***** Source data

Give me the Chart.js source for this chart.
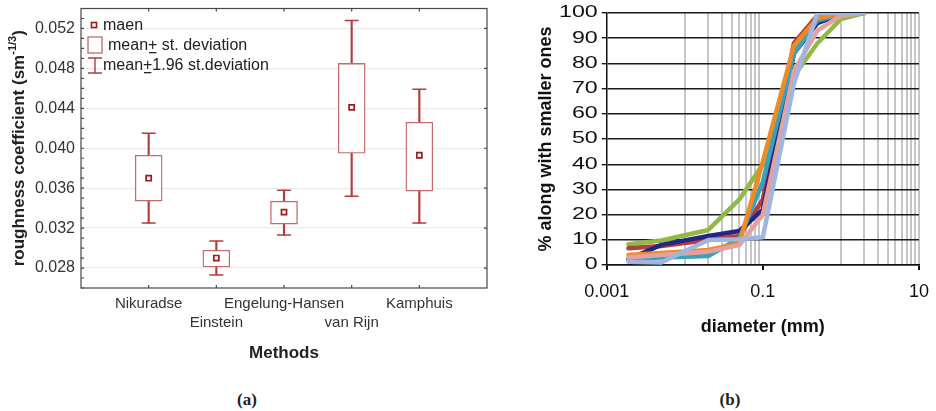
<!DOCTYPE html>
<html>
<head>
<meta charset="utf-8">
<script src="https://cdn.jsdelivr.net/npm/chart.js@4.4.1/dist/chart.umd.min.js"></script>
<style>
  body { margin: 0; background: #fff; width: 936px; height: 411px; position: relative; overflow: hidden; }
  #boxWrap { position: absolute; left: 0; top: 0; width: 500px; height: 370px; }
  #psdWrap { position: absolute; left: 500px; top: 0; width: 436px; height: 370px; }
  .cap { position: absolute; top: 390px; line-height: 20px; font: bold 17px 'Liberation Serif', serif; color: #222; transform: translateX(-50%); }
</style>
</head>
<body>
<div id="boxWrap"><canvas id="boxChart"></canvas></div>
<div id="psdWrap"><canvas id="psdChart"></canvas></div>
<div class="cap" style="left:247px">(a)</div>
<div class="cap" style="left:730px">(b)</div>
<script>
Chart.defaults.font.family = "'Liberation Sans', Arial, sans-serif";
Chart.defaults.color = '#222';

// roughness coefficient by method: mean, mean +- sd, mean +- 1.96 sd
const methods = ['Nikuradse', 'Einstein', 'Engelung-Hansen', 'van Rijn', 'Kamphuis'];
const means  = [0.0370, 0.0290, 0.0336, 0.0441, 0.0393];
const sdLow  = [0.0347, 0.0281, 0.0324, 0.0395, 0.0357];
const sdHigh = [0.0393, 0.0298, 0.0347, 0.0485, 0.0426];
const ciLow  = [0.0325, 0.0273, 0.0313, 0.0352, 0.0325];
const ciHigh = [0.0415, 0.0307, 0.0358, 0.0528, 0.0459];
const roughTicks = [0.026, 0.027, 0.028, 0.029, 0.030, 0.031, 0.032, 0.033, 0.034, 0.035,
  0.036, 0.037, 0.038, 0.039, 0.040, 0.041, 0.042, 0.043, 0.044, 0.045, 0.046, 0.047,
  0.048, 0.049, 0.050, 0.051, 0.052, 0.053, 0.054];
const roughLabels = [0.028, 0.032, 0.036, 0.040, 0.044, 0.048, 0.052];

// grain size distribution curves (% passing)
const diameters = [0.0019, 0.005, 0.02, 0.05, 0.1, 0.25, 0.5, 1, 2];
const sampleA = [2.3, 8, 11.5, 13.5, 22, 84, 96, 99.5, 100];
const sampleB = [6.6, 7.5, 9.9, 11.5, 26, 88, 99, 99.5, 100];
const sampleC = [8.2, 9.7, 13.9, 26, 40, 75, 88, 97.6, 100];
const sampleD = [2.4, 3, 3.6, 10.6, 33, 84, 97, 99.5, 100];
const sampleE = [4, 4.8, 6, 8.6, 41, 87, 98, 99.6, 100];
const sampleF = [3, 4, 5.3, 7.9, 20, 77, 93, 99, 100];
const sampleG = [1.3, 1, 9.9, 10.2, 11, 72, 100, 100, 100];
const sampleColors = ['#252584', '#b13f3b', '#92b846', '#34a3bf', '#ef8a26', '#e4a19e', '#9fb7e0'];
const sampleOrder = [4, 5, 6, 3, 2, 1, 0];
const xMajor = [0.001, 0.1, 10];
const xGrid = [0.001, 0.01, 0.02, 0.03, 0.04, 0.05, 0.06, 0.07, 0.08, 0.09, 0.1,
  1, 2, 3, 4, 5, 6, 7, 8, 9, 10];

const boxColor = '#c46a6a';
const whiskerColor = '#b33c3c';
const meanColor = '#9e1a1a';

function noPad(s) {
  s.paddingTop = 0; s.paddingBottom = 0; s.paddingLeft = 0; s.paddingRight = 0;
}
const isRoughLabel = v => roughLabels.some(l => Math.abs(l - v) < 1e-7);

// '+' with underline, written as in the original legend
function plusText(ctx, x, y, before, after) {
  ctx.fillText(before, x, y);
  x += ctx.measureText(before).width;
  ctx.fillText('+', x, y);
  const w = ctx.measureText('+').width;
  ctx.fillRect(x + 1, y + 6, w - 2, 1.3);
  ctx.fillText(after, x + w, y);
}

// frame, inward ticks, legend and y title of the box plot
const boxDecor = {
  id: 'boxDecor',
  afterDatasetsDraw(chart) {
    const { ctx, chartArea: a, scales: { x, y } } = chart;
    ctx.save();
    ctx.strokeStyle = '#474747';
    ctx.lineWidth = 1.2;
    ctx.strokeRect(a.left, a.top, a.right - a.left, a.bottom - a.top);
    ctx.beginPath();
    roughTicks.forEach(v => {
      const py = y.getPixelForValue(v);
      ctx.moveTo(a.left, py); ctx.lineTo(a.left + 3, py);
      if (isRoughLabel(v)) { ctx.moveTo(a.right - 3, py); ctx.lineTo(a.right, py); }
    });
    methods.forEach((m, i) => {
      const px = x.getPixelForValue(i + 1);
      ctx.moveTo(px, a.bottom); ctx.lineTo(px, a.bottom - 3);
      ctx.moveTo(px, a.top); ctx.lineTo(px, a.top + 3);
    });
    ctx.stroke();

    // legend
    ctx.fillStyle = '#fff';
    ctx.strokeStyle = meanColor;
    ctx.lineWidth = 1.6;
    ctx.fillRect(91.5, 22.5, 5, 5);
    ctx.strokeRect(91.5, 22.5, 5, 5);
    ctx.strokeStyle = boxColor;
    ctx.lineWidth = 1.3;
    ctx.strokeRect(88, 37, 14, 16);
    ctx.strokeStyle = whiskerColor;
    ctx.lineWidth = 1.4;
    ctx.beginPath();
    ctx.moveTo(95, 58); ctx.lineTo(95, 73);
    ctx.moveTo(88, 58); ctx.lineTo(102, 58);
    ctx.moveTo(88, 73); ctx.lineTo(102, 73);
    ctx.stroke();
    ctx.fillStyle = '#222';
    ctx.font = "16px 'Liberation Sans', Arial, sans-serif";
    ctx.textBaseline = 'middle';
    ctx.fillText('maen', 103, 26);
    plusText(ctx, 108, 46, 'mean', ' st. deviation');
    plusText(ctx, 103, 66, 'mean', '1.96 st.deviation');

    // y title with superscript unit
    ctx.translate(19, (a.top + a.bottom) / 2);
    ctx.rotate(-Math.PI / 2);
    ctx.textBaseline = 'alphabetic';
    const main = 'roughness coefficient (sm';
    const big = "bold 17px 'Liberation Sans', Arial, sans-serif";
    const small = "bold 11px 'Liberation Sans', Arial, sans-serif";
    ctx.font = big;
    const w1 = ctx.measureText(main).width;
    const w3 = ctx.measureText(')').width;
    ctx.font = small;
    const w2 = ctx.measureText('-1/3').width;
    let sx = -(w1 + w2 + w3) / 2;
    ctx.font = big;
    ctx.fillText(main, sx, 5);
    ctx.fillText(')', sx + w1 + w2, 5);
    ctx.font = small;
    ctx.fillText('-1/3', sx + w1, -3);
    ctx.restore();
  }
};

// percentage labels are drawn wide, as in the printed figure
const psdYLabels = {
  id: 'psdYLabels',
  afterDraw(chart) {
    const { ctx, chartArea: a, scales: { y } } = chart;
    ctx.save();
    ctx.fillStyle = '#111';
    ctx.font = "16px 'Liberation Sans', Arial, sans-serif";
    ctx.textAlign = 'right';
    ctx.textBaseline = 'middle';
    y.ticks.forEach(t => {
      ctx.save();
      ctx.translate(a.left - 9, y.getPixelForValue(t.value));
      ctx.scale(1.45, 1);
      ctx.fillText(String(t.value), 0, 0);
      ctx.restore();
    });
    ctx.restore();
  }
};

const slots = ['', ...methods.map((m, i) => i % 2 ? ['', m] : m), ''];
const pad = arr => [null, ...arr, null];

new Chart(document.getElementById('boxChart'), {
  type: 'bar',
  data: {
    labels: slots,
    datasets: [
      { type: 'line', label: 'maen', data: pad(means), showLine: false, pointStyle: 'rect',
        pointRadius: 3.6, pointBackgroundColor: '#fff', pointBorderColor: meanColor, pointBorderWidth: 1.7, order: 0 },
      { type: 'line', label: 'upper', data: pad(ciHigh), showLine: false, pointStyle: 'line',
        pointRadius: 7, pointBorderColor: whiskerColor, pointBorderWidth: 1.5, order: 1 },
      { type: 'line', label: 'lower', data: pad(ciLow), showLine: false, pointStyle: 'line',
        pointRadius: 7, pointBorderColor: whiskerColor, pointBorderWidth: 1.5, order: 1 },
      { label: 'mean+-sd', data: pad(sdLow.map((v, i) => [v, sdHigh[i]])), backgroundColor: '#fff',
        borderColor: boxColor, borderWidth: 1.4, borderSkipped: false, barThickness: 27, grouped: false, order: 2 },
      { label: 'mean+-1.96sd', data: pad(ciLow.map((v, i) => [v, ciHigh[i]])), backgroundColor: whiskerColor,
        barThickness: 1.5, grouped: false, order: 3 }
    ]
  },
  options: {
    responsive: true, maintainAspectRatio: false, animation: false, events: [],
    layout: { padding: { left: 0, right: 13, top: 6, bottom: 0 } },
    plugins: { legend: { display: false }, tooltip: { enabled: false } },
    scales: {
      x: {
        offset: false,
        grid: { display: false, drawTicks: false },
        border: { display: false },
        ticks: { autoSkip: false, maxRotation: 0, minRotation: 0, padding: 6, color: '#333',
          font: { size: 15, lineHeight: 1.3 } },
        afterFit: s => { s.height = 82; noPad(s); },
        title: { display: true, text: 'Methods', color: '#222', font: { size: 17, weight: 'bold' },
          padding: { top: 0, bottom: 6 } }
      },
      y: {
        min: 0.026, max: 0.054,
        afterBuildTicks: s => { s.ticks = roughTicks.map(v => ({ value: v })); },
        afterFit: s => { s.width = 81; noPad(s); },
        grid: { color: c => isRoughLabel(c.tick.value) ? '#ececec' : 'rgba(0,0,0,0)', lineWidth: 1.3, drawTicks: false },
        border: { display: false },
        ticks: { autoSkip: false, padding: 6, color: '#333', font: { size: 16 },
          callback: v => isRoughLabel(v) ? v.toFixed(3) : '' }
      }
    }
  },
  plugins: [boxDecor]
});

const samples = [sampleA, sampleB, sampleC, sampleD, sampleE, sampleF, sampleG];

new Chart(document.getElementById('psdChart'), {
  type: 'line',
  data: {
    datasets: samples.map((vals, i) => ({
      label: 'Sample ' + (i + 1),
      data: vals.map((v, j) => ({ x: diameters[j], y: v })),
      borderColor: sampleColors[i],
      order: sampleOrder[i]
    }))
  },
  options: {
    responsive: true, maintainAspectRatio: false, animation: false, events: [],
    layout: { padding: { left: 0, right: 17, top: 13, bottom: 0 } },
    plugins: { legend: { display: false }, tooltip: { enabled: false } },
    elements: {
      point: { radius: 0 },
      line: { borderWidth: 4.5, tension: 0, fill: false, borderCapStyle: 'round', borderJoinStyle: 'round' }
    },
    scales: {
      x: {
        type: 'logarithmic', min: 0.001, max: 10,
        afterBuildTicks: s => { s.ticks = xGrid.map(v => ({ value: v })); },
        afterFit: s => { s.height = 105; noPad(s); },
        grid: {
          color: c => (c.tick.value === 0.001 || c.tick.value === 0.1) ? 'rgba(0,0,0,0)' : '#c6c6c6',
          lineWidth: 2, tickLength: 5,
          tickColor: c => xMajor.includes(c.tick.value) ? '#111' : 'rgba(0,0,0,0)'
        },
        border: { display: true, color: '#111', width: 1.5 },
        ticks: { autoSkip: false, maxRotation: 0, minRotation: 0, padding: 11, color: '#111',
          font: { size: 18 }, callback: v => xMajor.includes(v) ? String(v) : '' },
        title: { display: true, text: 'diameter (mm)', color: '#111', font: { size: 18, weight: 'bold' },
          padding: { top: 0, bottom: 32 } }
      },
      y: {
        min: 0, max: 100,
        ticks: { stepSize: 10, autoSkip: false, display: false },
        grid: { color: '#1a1a1a', lineWidth: 1.4, tickLength: 5, tickColor: '#1a1a1a' },
        border: { display: true, color: '#111', width: 1.5 },
        afterFit: s => { s.width = 106.7; noPad(s); },
        title: { display: true, text: '% along with smaller ones', color: '#111',
          font: { size: 18, weight: 'bold' }, padding: { top: 35, bottom: 0 } }
      }
    }
  },
  plugins: [psdYLabels]
});
</script>
</body>
</html>
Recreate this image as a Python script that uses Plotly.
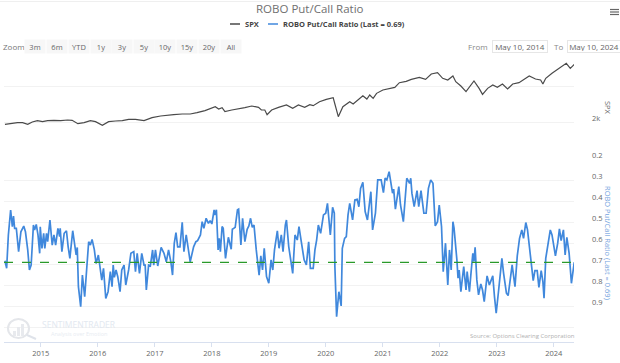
from datetime import datetime, timedelta
import plotly.graph_objects as go

TITLE = "ROBO Put/Call Ratio"
SPX_NAME = "SPX"
RATIO_NAME = "ROBO Put/Call Ratio (Last = 0.69)"
LAST_RATIO = 0.69
ZOOM_BUTTONS = ["3m", "6m", "YTD", "1y", "3y", "5y", "10y", "15y", "20y", "All"]
YEAR_TICKS = [2015, 2016, 2017, 2018, 2019, 2020, 2021, 2022, 2023, 2024]
RATIO_TICKS = [0.2, 0.3, 0.4, 0.5, 0.6, 0.7, 0.8, 0.9, 1.0]
RATIO_LABELS = ["0.2", "0.3", "0.4", "0.5", "0.6", "0.7", "0.8", "0.9", ""]
SPX_TICKS = [2000, 3676]
SPX_LABELS = ["2k", ""]

spx_years = [2014.37,2014.47,2014.59,2014.68,2014.77,2014.85,2014.94,2015.03,2015.12,2015.23,2015.35,2015.47,2015.55,2015.65,2015.76,2015.87,2015.96,2016.08,2016.19,2016.31,2016.43,2016.54,2016.66,2016.81,2016.95,2017.10,2017.21,2017.33,2017.48,2017.62,2017.74,2017.88,2018.06,2018.12,2018.18,2018.23,2018.35,2018.47,2018.58,2018.70,2018.82,2018.87,2018.93,2018.97,2019.05,2019.17,2019.31,2019.42,2019.52,2019.63,2019.72,2019.78,2019.89,2020.01,2020.13,2020.16,2020.22,2020.30,2020.42,2020.48,2020.56,2020.65,2020.72,2020.77,2020.83,2020.89,2021.00,2021.12,2021.21,2021.29,2021.41,2021.50,2021.64,2021.75,2021.85,2021.96,2022.05,2022.14,2022.23,2022.28,2022.37,2022.46,2022.52,2022.60,2022.69,2022.75,2022.84,2022.93,2023.01,2023.10,2023.19,2023.28,2023.39,2023.57,2023.68,2023.77,2023.81,2023.86,2023.97,2024.09,2024.22,2024.29,2024.36]
spx_values = [1946,1979,2001,2001,1946,2024,2070,2035,2070,2081,2070,2093,2081,1968,2001,2070,2035,1913,2035,2058,2070,2116,2116,2070,2177,2238,2276,2289,2315,2315,2367,2448,2618,2518,2575,2407,2476,2518,2575,2648,2589,2476,2476,2289,2476,2589,2693,2546,2693,2589,2708,2663,2848,2962,3046,2738,2213,2618,2848,2738,2929,3150,2978,3185,3012,3276,3465,3563,3623,3919,4008,4145,4287,4145,4534,4637,4215,4099,4384,3986,3706,3369,3623,4031,3563,3221,3563,3769,3623,3832,3524,3832,3919,4384,4169,4099,3832,4215,4585,4987,5424,4987,5334]

ratio_years = [2014.37,2014.40,2014.43,2014.47,2014.50,2014.52,2014.54,2014.57,2014.61,2014.65,2014.70,2014.73,2014.77,2014.80,2014.83,2014.87,2014.89,2014.92,2014.95,2014.98,2014.99,2015.02,2015.05,2015.07,2015.10,2015.12,2015.16,2015.20,2015.23,2015.26,2015.30,2015.33,2015.34,2015.37,2015.41,2015.45,2015.48,2015.51,2015.56,2015.59,2015.62,2015.64,2015.66,2015.70,2015.73,2015.77,2015.80,2015.84,2015.87,2015.90,2015.94,2015.97,2016.01,2016.05,2016.07,2016.10,2016.14,2016.18,2016.22,2016.25,2016.27,2016.29,2016.32,2016.35,2016.39,2016.42,2016.46,2016.49,2016.54,2016.58,2016.63,2016.66,2016.69,2016.73,2016.77,2016.81,2016.83,2016.85,2016.89,2016.92,2016.96,2016.98,2017.01,2017.05,2017.11,2017.16,2017.20,2017.24,2017.28,2017.31,2017.34,2017.37,2017.40,2017.44,2017.48,2017.51,2017.55,2017.62,2017.68,2017.72,2017.75,
2017.80,2017.83,2017.86,2017.90,2017.94,2017.97,2018.00,2018.04,2018.05,2018.08,2018.11,2018.13,2018.15,2018.18,2018.20,2018.24,2018.29,2018.34,2018.36,2018.41,2018.45,2018.47,2018.51,2018.54,2018.58,2018.62,2018.65,2018.68,2018.71,2018.74,2018.78,2018.80,2018.83,2018.86,2018.89,2018.92,2018.96,2019.00,2019.04,2019.07,2019.10,2019.15,2019.18,2019.22,2019.25,2019.29,2019.31,2019.35,2019.38,2019.42,2019.46,2019.50,2019.53,2019.57,2019.62,2019.66,2019.70,2019.73,2019.78,2019.81,2019.84,2019.87,2019.91,2019.96,2020.00,2020.03,2020.08,2020.12,2020.15,2020.16,2020.19,2020.23,2020.27,2020.29,2020.33,2020.36,2020.39,2020.42,2020.47,2020.51,2020.55,2020.58,2020.61,2020.65,2020.69,2020.73,2020.79,2020.82,2020.87,2020.91,2020.97,2021.01,2021.04,2021.07,2021.11,2021.17,2021.19,2021.22,2021.28,2021.31,2021.36,2021.42,2021.47,
2021.49,2021.51,2021.55,2021.60,2021.63,2021.67,2021.72,2021.76,2021.80,2021.84,2021.88,2021.92,2021.96,2021.99,2022.03,2022.06,2022.10,2022.14,2022.17,2022.20,2022.23,2022.25,2022.30,2022.32,2022.34,2022.37,2022.42,2022.46,2022.48,2022.52,2022.55,2022.58,2022.60,2022.62,2022.65,2022.68,2022.72,2022.75,2022.78,2022.83,2022.87,2022.93,2022.96,2022.99,2023.03,2023.09,2023.12,2023.17,2023.20,2023.27,2023.32,2023.36,2023.40,2023.44,2023.47,2023.51,2023.54,2023.57,2023.61,2023.64,2023.67,2023.71,2023.74,2023.78,2023.81,2023.83,2023.86,2023.89,2023.94,2023.97,2024.00,2024.03,2024.07,2024.10,2024.13,2024.17,2024.20,2024.23,2024.27,2024.29,2024.31,2024.36]
ratio_values = [.682,.718,.560,.442,.521,.470,.529,.529,.639,.545,.518,.545,.631,.726,.703,.513,.537,.510,.560,.647,.521,.624,.552,.624,.552,.592,.489,.608,.560,.608,.529,.568,.529,.639,.552,.540,.616,.671,.540,.600,.655,.619,.805,.900,.750,.853,.758,.592,.608,.581,.631,.695,.655,.734,.774,.718,.861,.829,.734,.805,.703,.761,.726,.758,.829,.726,.703,.797,.726,.647,.639,.734,.647,.742,.647,.703,.703,.821,.703,.707,.631,.703,.631,.707,.619,.647,.687,.631,.687,.750,.600,.549,.616,.616,.500,.639,.560,.687,.616,.592,.587,
.560,.497,.528,.481,.505,.492,.508,.441,.465,.441,.631,.576,.639,.520,.528,.671,.571,.628,.533,.524,.441,.438,.607,.481,.592,.533,.517,.481,.524,.513,.631,.694,.750,.659,.726,.623,.757,.789,.678,.726,.631,.541,.623,.560,.639,.513,.489,.615,.663,.742,.560,.584,.520,.584,.678,.702,.592,.718,.718,.631,.584,.513,.552,.465,.457,.410,.560,.429,.457,.710,.947,.829,.896,.623,.576,.568,.465,.410,.489,.394,.391,.426,.339,.310,.449,.489,.355,.536,.457,.299,.299,.359,.291,.299,.260,.362,.343,.438,.331,.418,.497,.291,.315,
.291,.362,.426,.350,.426,.350,.457,.457,.339,.299,.315,.517,.497,.418,.520,.734,.599,.797,.631,.726,.497,.528,.678,.765,.726,.829,.710,.821,.734,.829,.734,.647,.686,.618,.773,.844,.792,.821,.876,.754,.797,.754,.852,.931,.829,.671,.742,.836,.847,.702,.805,.659,.576,.536,.576,.501,.536,.615,.726,.776,.729,.729,.808,.729,.781,.860,.671,.623,.536,.560,.623,.659,.599,.531,.587,.536,.655,.571,.647,.742,.789,.689]


def to_date(y):
    year = int(y)
    start = datetime(year, 1, 1)
    length = (datetime(year + 1, 1, 1) - start).days
    return start + timedelta(days=(y - year) * length)


W, H = 620, 363
L, R, B = 4, 46, 21
PW, PH = W - L - R, H - B


def px(x):
    return (x - L) / PW


def py(y):
    return (H - B - y) / PH


FONT = "Open Sans, Noto Sans, sans-serif"
GRID = "#f2f2f2"
AXIS = "#d8e0ef"
TXT = "#666666"
SPX_COLOR = "#4a4a4a"
RATIO_COLOR = "#4088dc"

fig = go.Figure()
fig.add_trace(go.Scatter(x=[to_date(v) for v in spx_years], y=spx_values, yaxis="y", mode="lines",
                         name=SPX_NAME, line=dict(color=SPX_COLOR, width=1.2)))
fig.add_trace(go.Scatter(x=[to_date(v) for v in ratio_years], y=ratio_values, yaxis="y2", mode="lines",
                         name=RATIO_NAME, line=dict(color=RATIO_COLOR, width=1.7)))
fig.add_trace(go.Scatter(x=[datetime(2014, 5, 10), datetime(2024, 5, 10)], y=[LAST_RATIO, LAST_RATIO], yaxis="y2",
                         mode="lines", line=dict(color="#2a9a2a", width=1.2, dash="dash")))

ann = []


def text(x, y, s, size=8, color=TXT, xanchor="center", **kw):
    ann.append(dict(xref="paper", yref="paper", x=px(x), y=py(y), text=s, showarrow=False,
                    xanchor=xanchor, yanchor="middle",
                    font=dict(size=size, color=color, family=FONT), **kw))


text(310, 9, TITLE, size=11.5, color="#707070")
text(243, 24, f"<b>{SPX_NAME}</b>", size=7.5, color="#444444", xanchor="left")
text(281, 24, f"<b>{RATIO_NAME}</b>", size=7.5, color="#444444", xanchor="left")
text(13.5, 46.5, "Zoom", size=8, color="#777777")
for cx, label in zip([35, 57, 79, 101, 122, 144, 165, 187, 209, 231], ZOOM_BUTTONS):
    text(cx, 46.5, label, size=7.5, color="#666666", bgcolor="#f7f7f7", width=18, height=11)
text(478, 46.5, "From", size=8, color="#888888")
text(519.5, 46.5, "May 10, 2014", size=8, color="#666666", bgcolor="#ffffff", bordercolor="#e6e6e6",
     borderwidth=1, width=52, height=9)
text(558, 46.5, "To", size=8, color="#888888")
text(594, 46.5, "May 10, 2024", size=8, color="#666666", bgcolor="#ffffff", bordercolor="#e6e6e6",
     borderwidth=1, width=50, height=9)
text(608, 108, SPX_NAME, size=7.5, color="#666666", textangle=90)
text(608, 243, RATIO_NAME, size=7.5, color="#74a3de", textangle=90)
text(79, 324, "SENTIMENTRADER", size=8.5, color="#e2e8f0")
text(79, 334, "Analysis over Emotion", size=5.5, color="#e8ecf2")
text(522, 336, "Source: Options Clearing Corporation", size=6, color="#b0b0b0")

shapes = []


def rect_shape(kind, x0, y0, x1, y1, **kw):
    shapes.append(dict(type=kind, xref="paper", yref="paper", x0=px(x0), x1=px(x1), y0=py(y0), y1=py(y1), **kw))


rect_shape("line", 0, 1.5, 620, 1.5, line=dict(color="#efefef", width=1))
rect_shape("line", 230, 24, 240, 24, line=dict(color=SPX_COLOR, width=1.5))
rect_shape("line", 268, 24, 278, 24, line=dict(color=RATIO_COLOR, width=1.5))
for yy in (9.5, 12, 14.5):
    rect_shape("line", 610, yy, 619, yy, line=dict(color="#666666", width=1.2))
rect_shape("circle", 8, 319, 29, 338, line=dict(color="#e4e6ea", width=2))
rect_shape("line", 27, 335, 36, 339, line=dict(color="#dfe3ea", width=2))
for x0, top in ((13, 331), (17, 327), (21, 324)):
    rect_shape("rect", x0, top, x0 + 3, 336, fillcolor="#e8eaee", line=dict(width=0))

fig.update_layout(
    template="none",
    width=W, height=H, autosize=False, showlegend=False,
    margin=dict(l=L, r=R, t=0, b=B, pad=0),
    paper_bgcolor="#ffffff", plot_bgcolor="#ffffff",
    font=dict(family=FONT, color=TXT, size=8),
    annotations=ann, shapes=shapes,
    xaxis=dict(type="date", anchor="y2", range=[datetime(2014, 5, 10), datetime(2024, 5, 10)],
               tickvals=[datetime(y, 1, 1) for y in YEAR_TICKS], ticktext=[str(y) for y in YEAR_TICKS],
               showgrid=False, showline=True, linecolor=AXIS, linewidth=1, ticks="outside", ticklen=4,
               tickcolor=AXIS, tickfont=dict(size=7.5, color="#666666"), zeroline=False, automargin=False),
    yaxis=dict(type="log", domain=[py(156), py(60)], range=[3.05796, 3.75869], side="right", anchor="x",
               tickvals=SPX_TICKS, ticktext=SPX_LABELS, gridcolor=GRID, gridwidth=1, showline=False,
               zeroline=False, tickfont=dict(size=7.5, color="#666666"), ticks="", ticklabelstandoff=17,
               ticklabelshift=-4, automargin=False),
    yaxis2=dict(domain=[0, py(159)], range=[1.0673, 0.2], side="right", anchor="x",
                tickvals=RATIO_TICKS, ticktext=RATIO_LABELS, gridcolor=GRID, gridwidth=1, showline=False,
                zeroline=False, tickfont=dict(size=7.5, color="#666666"), ticks="", ticklabelstandoff=17,
                ticklabelshift=4, automargin=False),
)
fig.write_html("out.html", config=dict(displayModeBar=False),
               post_script="document.body.style.margin='0';document.documentElement.style.overflow='hidden';")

**********

- Exercise task: Extract the lines exactly, please: the first line of the listing, the line with "Chart.defaults.color = '#222';", and every line between them, but no pictures.

- Problem solution:
Give me the Chart.js source for this chart.
<!DOCTYPE html>
<html>
<head>
<meta charset="utf-8">
<script src="https://cdn.jsdelivr.net/npm/chart.js@4.4.1/dist/chart.umd.min.js"></script>
<style>
  body { margin: 0; background: #fff; width: 936px; height: 411px; position: relative; overflow: hidden; }
  #boxWrap { position: absolute; left: 0; top: 0; width: 500px; height: 370px; }
  #psdWrap { position: absolute; left: 500px; top: 0; width: 436px; height: 370px; }
  .cap { position: absolute; top: 390px; line-height: 20px; font: bold 17px 'Liberation Serif', serif; color: #222; transform: translateX(-50%); }
</style>
</head>
<body>
<div id="boxWrap"><canvas id="boxChart"></canvas></div>
<div id="psdWrap"><canvas id="psdChart"></canvas></div>
<div class="cap" style="left:247px">(a)</div>
<div class="cap" style="left:730px">(b)</div>
<script>
Chart.defaults.font.family = "'Liberation Sans', Arial, sans-serif";
Chart.defaults.color = '#222';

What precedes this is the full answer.